Przypomnijmy, że od marca tego roku na terenie inwestycji nie mogą być prowadzone żadne prace skutkujące m.in. płoszeniem i niepokojeniem zwierząt w miejscach ich noclegu. To efekt decyzji Regionalnego Dyrektora Ochrony Środowiska, który odrzucił wniosek generalnego wykonawcy o przedłużenie terminu na zezwolenie niszczenia siedlisk oraz ostoi ochronnych ptaków i zwierząt. Piotr Krzystek przyznał, że „decyzje środowiskowe mocno utrudniają budowę przedszkola”.
– Nie będziemy walczyć z wiatrakami. Jeśli ze względów środowiskowych budowa przedszkola nie będzie możliwa, to temat po prostu upadnie – poinformował podczas programu na żywo.
„Gumieńce potrzebują przedszkola”
Jednocześnie prezydent Szczecina podkreślił, że „na Gumieńcach potrzebne jest przedszkole”. Tym samym, jeśli budowa przy ul. Przygodnej upadnie, to magistrat będzie brał pod uwagę inne warianty, jak np. zmianę lokalizacji. Przypomnijmy jednak, że wcześniej Piotr Krzystek wielokrotnie podkreślał, „że nie ma na to szans”.
Włodarz miasta zapytany został również o pomysł radnego Koalicji Obywatelskiej Marcina Biskupskiego. Na początku września zaproponował on, aby miasto zrezygnowało z budowy przedszkola na Gumieńcach, a przeznaczone na ten cel pieniądze przekazać na komunikację miejską. Obecnie magistrat nie ma jednak takich planów.

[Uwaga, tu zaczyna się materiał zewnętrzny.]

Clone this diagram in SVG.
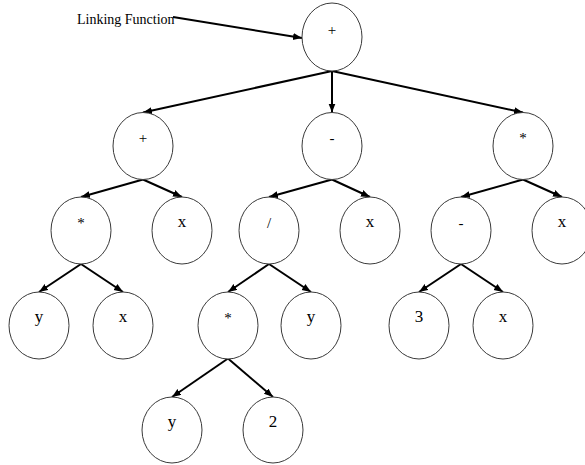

– Gumieńce powinny mieć tego typu obiekt, taka decyzja zapisana jest w miejscowym planie zagospodarowania przestrzennego – mówił Piotr Krzystek.
„Zmiana stanowiska bardzo cieszy”
Słowa prezydenta Krzystka szczególnie ucieszyły tych mieszkańców Gumieniec, którzy walczyli o zablokowanie inwestycji w miejscu zadrzewionej działki. Przypomnijmy, że miasto wskazało do usunięcia 367 drzew, w tym 279 sztuk związanych z budową przedszkola oraz 88 sztuk uznanych za zamierające. Z kolei 109 drzew nie wymagało uzyskania decyzji na wycinkę. Łącznie – 476 sztuk.
– Dotąd Piotr Krzystek był bardzo kategoryczny w tej kwestii i wielokrotnie mówił, że miasto z inwestycji na pewno nie zrezygnuje, ponieważ nie ma takiej możliwości. Zmiana stanowiska bardzo cieszy, tym bardziej, że negatywnie odniósł się do kuriozalnych i szkodliwych pomysłów radnych Koalicji Obywatelskiej, którzy proponują, aby środki na budowę przedszkola przeznaczyć na inny cel w swoim okręgu wyborczym – ocenia Igor Podeszwik, który wspiera mieszkańców Gumieniec od strony prawnej.
Obecnie generalny wykonawca inwestycji (PTB Nickel) stara się o otrzymanie nowej decyzji Regionalnej Dyrekcji Ochrony Środowiska. – Z tego co wiem firma nadal nie uzupełniła braków formalnych wniosku – informuje Igor Podeszwik.